Nie dlatego że łowienie ryb jest tam "zbyt łatwe". Bynajmniej.
Powód jest inny. Wszelkie łowiska komercyjne są dla mnie zbyt przewidywalne. Za bardzo poukładane. Jadąc na komercje wiem co w tej wodzie pływa i mniej więcej do jakich rozmiarów. A to akurat mi zupełnie nie odpowiada. I głównie dlatego nie odwiedzam komercji.
Dzika woda to niewiadoma. Jasne że te nasze krajowe zazwyczaj po prostu są słabe. Ale co w nich pływa można się jedynie domyślać.
Aby lepiej to zobrazować przytoczę zdanie bodaj Przemka Mroczka sprzed około 20 lat: "W większości naszych wód, możemy spotkać karpie nawet na nowy rekord polski".
A jaki jest powód że mój kolega nadal mnóstwo czasu spędza nad naszą niemal już bezrybną starą odrą? Ano taki że dobre 10 lat temu złowił tam karpia 20kg i którego oczywiście wypuścił. A raczej nie była to wówczas największa ryba z tego akwenu. Czy nadal tam pływa? Mało prawdopodobne... Ale wykluczyć tego nie można.
Sam wielokrotnie psioczę na stan mojej zdewastowanej Odry. Ale to właśnie ta rzeka w obecnym sezonie obdarzyła mnie kilkoma pięknymi płociami. Jedna prawie kilogramowa. Leszcz pod 4kg.
Na której komercji można złowić takie ryby?

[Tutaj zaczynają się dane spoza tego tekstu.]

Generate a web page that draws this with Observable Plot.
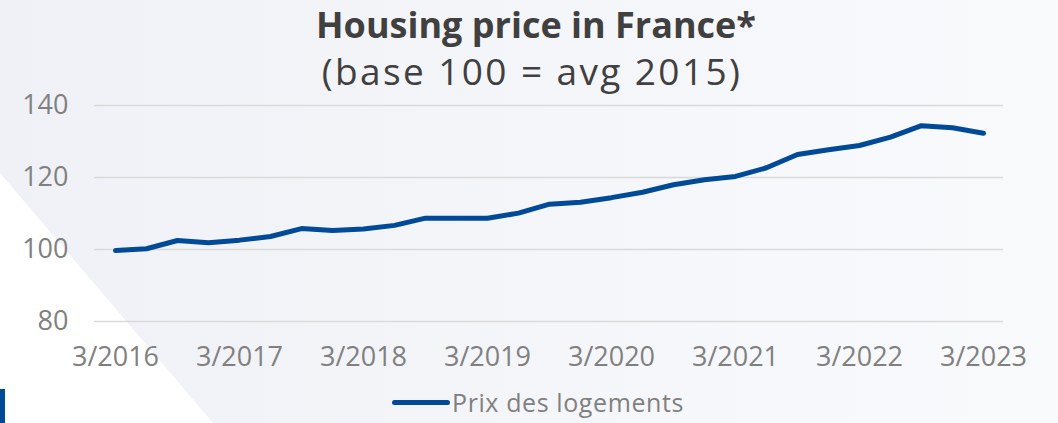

Jednak rozumiem, że nie każdego pasjonuje takie łowienie. I odpowiadają im bardziej "cywilizowane" łowiska. Zdecydowanie nie zamierzam umniejszać ich sukcesów. Choć 40cm karpików gratulował nie będę

P.S. Maćku, myślę że przede wszystkim zależy to od skuteczności łowiących

Ten karp o ile nie był zbytnio wysuszony na brzegu(!), zacznie już intensywnie żerować po kilku dniach.